Amazon.com: 1 review
1 of 1 people found the following review helpful
Orwell in the Mail 27 Aug 2012
By Philip Brantingham - Published on Amazon.com
Format: Hardcover Verified Purchase
Over more than half a century after his death in 1950, Orwell's miscellaneous writings are appearing in authoritative editions: the diaries, the unpublished articles, and now the letters. Of course, many of these writings were printed in the four-volume edition "The Collected Essays, Journalism, and Letters of George Orwell" edited by his wife Sonia and Ian Angus. Then there is the "Complete Works" of over twenty volumes--but these books are strictly for university libraries and Orwell accumulators. The current selection of Orwell's letters includes previously published, as well as new, letters. As in any such collection its value lies in the editor's choice of items, not necessarily in the quality of the letters themselves. In this, editor Peter Davison has succeeded extremely well. "Orwell: A Life in Letters" is well worth reading both for insights on Orwell's character, as well as that of other correspondents, among whom are his first wife Eileen, some of whose letters are included. Davison has decided that the opinions and viewpoints of others is worth having alongside those of others--and he's quite right.

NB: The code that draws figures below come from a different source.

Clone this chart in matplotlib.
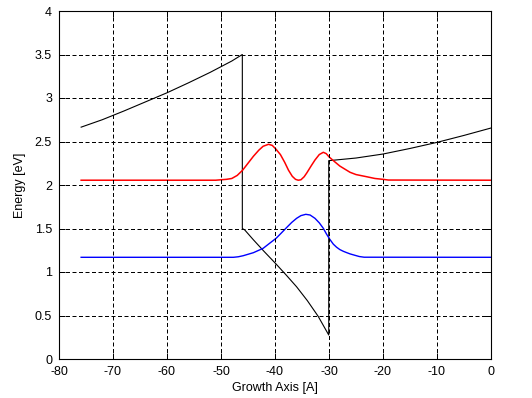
import matplotlib
matplotlib.use("Agg")
import matplotlib.pyplot as plt

# Black band-edge line (with vertical steps at the interfaces)
black_x = [-75.9, -72, -68, -64, -60, -56, -52, -48, -46.05,
           -46.05, -45.6, -44, -42, -40, -38, -36, -34, -32, -30.05,
           -30.05, -30, -25, -20, -15, -10, -5, 0]
black_y = [2.665, 2.75, 2.85, 2.955, 3.06, 3.175, 3.295, 3.425, 3.50,
           1.50, 1.483, 1.37, 1.235, 1.105, 0.97, 0.83, 0.67, 0.49, 0.276,
           2.28, 2.28, 2.31, 2.356, 2.42, 2.49, 2.57, 2.655]

# Red curve
red_x = [-75.9, -51, -50, -49, -48, -47, -46, -45, -44, -43, -42.2, -41.2,
         -40.5, -39.8, -39, -38.2, -37.5, -36.8, -36.2, -35.7, -35.2, -34.6,
         -34.1, -33.3, -32.6, -31.8, -31.05, -30.5, -29.94, -29, -28, -27,
         -26.1, -25, -23.1, -21.5, -20, -19, 0]
red_y = [2.055, 2.055, 2.06, 2.065, 2.075, 2.11, 2.17, 2.25, 2.33, 2.40, 2.445, 2.468,
         2.455, 2.41, 2.35, 2.26, 2.17, 2.10, 2.065, 2.055, 2.06, 2.095,
         2.14, 2.22, 2.287, 2.35, 2.376, 2.36, 2.32, 2.27, 2.218, 2.18,
         2.146, 2.12, 2.096, 2.075, 2.065, 2.057, 2.055]

# Blue curve
blue_x = [-75.9, -47.7, -46.8, -45.9, -44, -42.2, -41, -39.8, -38.8, -37.8, -36.9,
          -36, -35.2, -34.3, -33.5, -32.6, -31.8, -31.05, -30.5, -29.9, -29.2,
          -28.6, -28, -27.35, -26.7, -26.1, -25.2, -24.4, -23.5, 0]
blue_y = [1.169, 1.169, 1.175, 1.187, 1.222, 1.272, 1.33, 1.387, 1.45, 1.514, 1.57,
          1.617, 1.648, 1.663, 1.655, 1.617, 1.565, 1.502, 1.44, 1.38, 1.32,
          1.285, 1.258, 1.238, 1.222, 1.208, 1.192, 1.178, 1.17, 1.169]

x_ticks = [-80, -70, -60, -50, -40, -30, -20, -10, 0]
y_ticks = [0, 0.5, 1, 1.5, 2, 2.5, 3, 3.5, 4]
y_tick_labels = ["0", "0.5", "1", "1.5", "2", "2.5", "3", "3.5", "4"]

plt.rcParams['font.family'] = ['Liberation Sans', 'DejaVu Sans']

fig = plt.figure(figsize=(5.32, 3.98), dpi=100)
ax = fig.add_axes([59/532, 39/398, 432/532, 348/398])

ax.plot(black_x, black_y, color='black', lw=0.8)
ax.plot(red_x, red_y, color='red', lw=1.1)
ax.plot(blue_x, blue_y, color='blue', lw=1.0)

ax.set_xlim(-80, 0)
ax.set_ylim(0, 4)
ax.set_xticks(x_ticks)
ax.set_xticklabels([str(t) for t in x_ticks])
ax.set_yticks(y_ticks)
ax.set_yticklabels(y_tick_labels)

ax.grid(True, color='black', linestyle=(0, (4, 2.5)), linewidth=0.72)
ax.set_axisbelow(False)
ax.tick_params(direction='in', length=4, width=0.72, labelsize=9, pad=5,
               top=True, right=True)
for s in ax.spines.values():
    s.set_linewidth(0.8)
    s.set_color('black')

ax.set_xlabel('Growth Axis [A]', fontsize=9, labelpad=3)
ax.set_ylabel('Energy [eV]', fontsize=9, labelpad=6)

fig.savefig('out.png', dpi=100)
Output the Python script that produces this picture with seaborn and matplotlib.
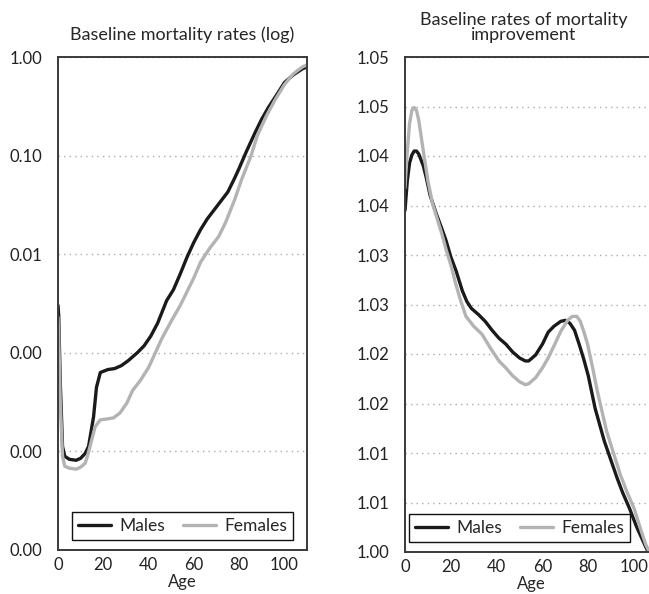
import numpy as np
import pandas as pd
import matplotlib
matplotlib.use("Agg")
import matplotlib.pyplot as plt
from matplotlib.ticker import FuncFormatter, NullLocator
import seaborn as sns

# --- data ---
# left panel: baseline mortality rates (stored as log10 of the rate)
age_m_log = [0, 0.3, 1, 2, 3, 5, 8, 10, 12, 13.5, 15.7, 17, 18.7, 22, 25, 28, 31, 35, 38, 41, 44,
             48, 51, 54, 57, 60, 63, 66, 69, 72, 75, 78, 80, 83, 87, 90, 93, 97, 100, 104, 108, 110]
males_log10 = [-2.52, -2.62, -3.3, -3.95, -4.05, -4.08, -4.09, -4.07, -4.02, -3.95, -3.65, -3.35,
               -3.2, -3.17, -3.16, -3.13, -3.08, -3.0, -2.93, -2.83, -2.70, -2.47, -2.36, -2.2,
               -2.03, -1.88, -1.75, -1.64, -1.55, -1.46, -1.37, -1.23, -1.13, -0.97, -0.77, -0.63,
               -0.51, -0.37, -0.26, -0.18, -0.12, -0.10]

age_f_log = [0, 0.3, 1, 2, 3, 5, 8, 10, 12, 13, 16.4, 18.7, 22, 24.5, 27.4, 30.4, 33, 36.4, 40, 43,
             46, 50, 54, 57, 60, 63, 67, 71, 74, 78, 81, 85.3, 88, 92, 96, 100, 104, 108, 110]
females_log10 = [-2.64, -2.8, -3.5, -4.05, -4.15, -4.17, -4.18, -4.16, -4.12, -4.05, -3.75, -3.68,
                 -3.67, -3.66, -3.61, -3.51, -3.38, -3.28, -3.15, -3.0, -2.85, -2.68, -2.52, -2.38,
                 -2.24, -2.08, -1.94, -1.82, -1.68, -1.45, -1.25, -1.0, -0.8, -0.6, -0.43, -0.28,
                 -0.17, -0.10, -0.08]

# right panel: baseline rates of mortality improvement
age_m_imp = [0, 1, 2, 3, 4, 5, 6, 8, 9.3, 11, 13.6, 16, 18, 20, 22.3, 25, 27, 29, 32, 35, 38, 41,
             44, 47, 50, 52.5, 54, 57, 60, 62.5, 65, 68, 70, 72, 74, 76, 78, 80, 83, 87, 90, 92.7,
             95, 98, 101, 104.7, 107, 110]
males_imp = [1.0345, 1.0375, 1.0393, 1.0401, 1.0405, 1.0405, 1.0402, 1.0390, 1.0378, 1.0360,
             1.0342, 1.0327, 1.0314, 1.0298, 1.0284, 1.0264, 1.0253, 1.0246, 1.0240, 1.0233,
             1.0224, 1.0216, 1.0210, 1.0202, 1.0196, 1.0193, 1.0193, 1.0199, 1.0210, 1.0222,
             1.0228, 1.0233, 1.0234, 1.0231, 1.0224, 1.0210, 1.0195, 1.0178, 1.0145, 1.0112,
             1.0092, 1.0074, 1.0060, 1.0044, 1.0026, 1.0007, 0.9996, 0.9980]

age_f_imp = [0, 1, 2, 3, 4, 5, 6, 8, 10, 12, 13.6, 16, 18, 20, 22, 24, 26.6, 30, 33.6, 37, 41, 44,
             47, 50, 52.5, 54, 57, 60, 62.5, 65, 68, 71, 73, 75, 76.5, 78, 79.7, 82, 84, 86, 88,
             91, 94, 97, 100, 103, 105, 107, 110]
females_imp = [1.0368, 1.0405, 1.0433, 1.0446, 1.0449, 1.0446, 1.0436, 1.0405, 1.0375, 1.0352,
               1.0340, 1.0322, 1.0305, 1.0290, 1.0272, 1.0256, 1.0238, 1.0228, 1.0220, 1.0207,
               1.0193, 1.0186, 1.0178, 1.0172, 1.0169, 1.0170, 1.0176, 1.0186, 1.0196, 1.0208,
               1.0223, 1.0234, 1.0238, 1.0238, 1.0233, 1.0223, 1.0210, 1.0185, 1.0162, 1.0142,
               1.0122, 1.0100, 1.0078, 1.0060, 1.0044, 1.0022, 1.0008, 0.9998, 0.9980]

x_ticks = [0, 20, 40, 60, 80, 100]
log_ticks = [1e-5, 1e-4, 1e-3, 1e-2, 1e-1, 1.0]
imp_ticks = [1.000, 1.005, 1.010, 1.015, 1.020, 1.025, 1.030, 1.035, 1.040, 1.045, 1.050]

sns.set_style("white")
plt.rcParams['font.family'] = ['Lato', 'DejaVu Sans']
plt.rcParams['font.size'] = 12

colors = {'Males': '#1a1a1a', 'Females': '#b3b3b3'}


def two_dp(v, pos=None):
    # half-up rounding like a spreadsheet (1.045 -> 1.05)
    return f"{np.floor(float(v) * 100 + 0.5 + 1e-6) / 100:.2f}"


def long_frame(ages_m, vals_m, ages_f, vals_f):
    m = pd.DataFrame({'Age': ages_m, 'value': vals_m, 'Sex': 'Males'})
    f = pd.DataFrame({'Age': ages_f, 'value': vals_f, 'Sex': 'Females'})
    return pd.concat([m, f], ignore_index=True)


df_log = long_frame(age_m_log, 10 ** np.array(males_log10), age_f_log, 10 ** np.array(females_log10))
df_imp = long_frame(age_m_imp, males_imp, age_f_imp, females_imp)

fig = plt.figure(figsize=(6.49, 5.94), dpi=100)
ax1 = fig.add_axes([58 / 649, 44 / 594, 249 / 649, 493 / 594])
ax2 = fig.add_axes([405 / 649, 42 / 594, 252 / 649, 495 / 594])


def style_axis(ax, legend_x=0.5):
    for s in ax.spines.values():
        s.set_color('#3a3a3a')
        s.set_linewidth(1.4)
    ax.tick_params(axis='y', length=0, labelsize=12, colors='#222222', pad=11)
    ax.tick_params(axis='x', length=0, labelsize=12, colors='#222222', pad=5)
    ax.set_xlim(0, 110)
    ax.set_xticks(x_ticks)
    ax.yaxis.grid(True, linestyle=(0, (1, 3)), color='#aaaaaa', linewidth=1)
    ax.xaxis.grid(False)
    ax.set_xlabel('Age', fontsize=12, labelpad=0.5)
    ax.set_ylabel('')
    leg = ax.legend(loc='lower center', bbox_to_anchor=(legend_x, 0.0), ncol=2, frameon=True,
                    fancybox=False, framealpha=1, edgecolor='#111111', handlelength=1.9,
                    handletextpad=0.5, columnspacing=1.0, borderaxespad=0.55, fontsize=12.5,
                    borderpad=0.35)
    leg.get_frame().set_linewidth(1.0)


# left: log mortality rates
sns.lineplot(data=df_log, x='Age', y='value', hue='Sex', palette=colors, linewidth=2.4, ax=ax1)
ax1.set_yscale('log')
ax1.set_ylim(1e-5, 1.0)
ax1.set_yticks(log_ticks)
ax1.yaxis.set_minor_locator(NullLocator())
ax1.yaxis.set_major_formatter(FuncFormatter(two_dp))
ax1.set_title('Baseline mortality rates (log)', fontsize=13, pad=12)
style_axis(ax1)

# right: improvement rates
sns.lineplot(data=df_imp, x='Age', y='value', hue='Sex', palette=colors, linewidth=2.4, ax=ax2)
ax2.set_ylim(1.0, 1.05)
ax2.set_yticks(imp_ticks)
ax2.yaxis.set_major_formatter(FuncFormatter(two_dp))
ax2.set_title('Baseline rates of mortality\nimprovement', fontsize=13, pad=12,
              linespacing=0.95, x=0.47)
style_axis(ax2, legend_x=0.455)

fig.savefig('out.png', dpi=100)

The title "A Life in Letters" is accurate, for there is much Of Orwell's life--and opinions--to be discovered. One thing to be learned is that how very ill Orwell was in the final decade of his life. He suffered lifelong from lung disease, but in the mid-Forties it became tuberulosis. In 1938 and 1939 he lived in Marrakech, Morocco, for his health, joined of course by Eileen. The letters from this period are very interesting and describe bluntly the world around them, and the grinding poverty of the average Moroccans.
As a letter writer, Orwell is no Horace Walpole or Virginia Woolf. But he is frank, open, and at times rather cranky. In short, the book is an excellent adjunct to the Orwell literary legacy. Certainly to be recommended.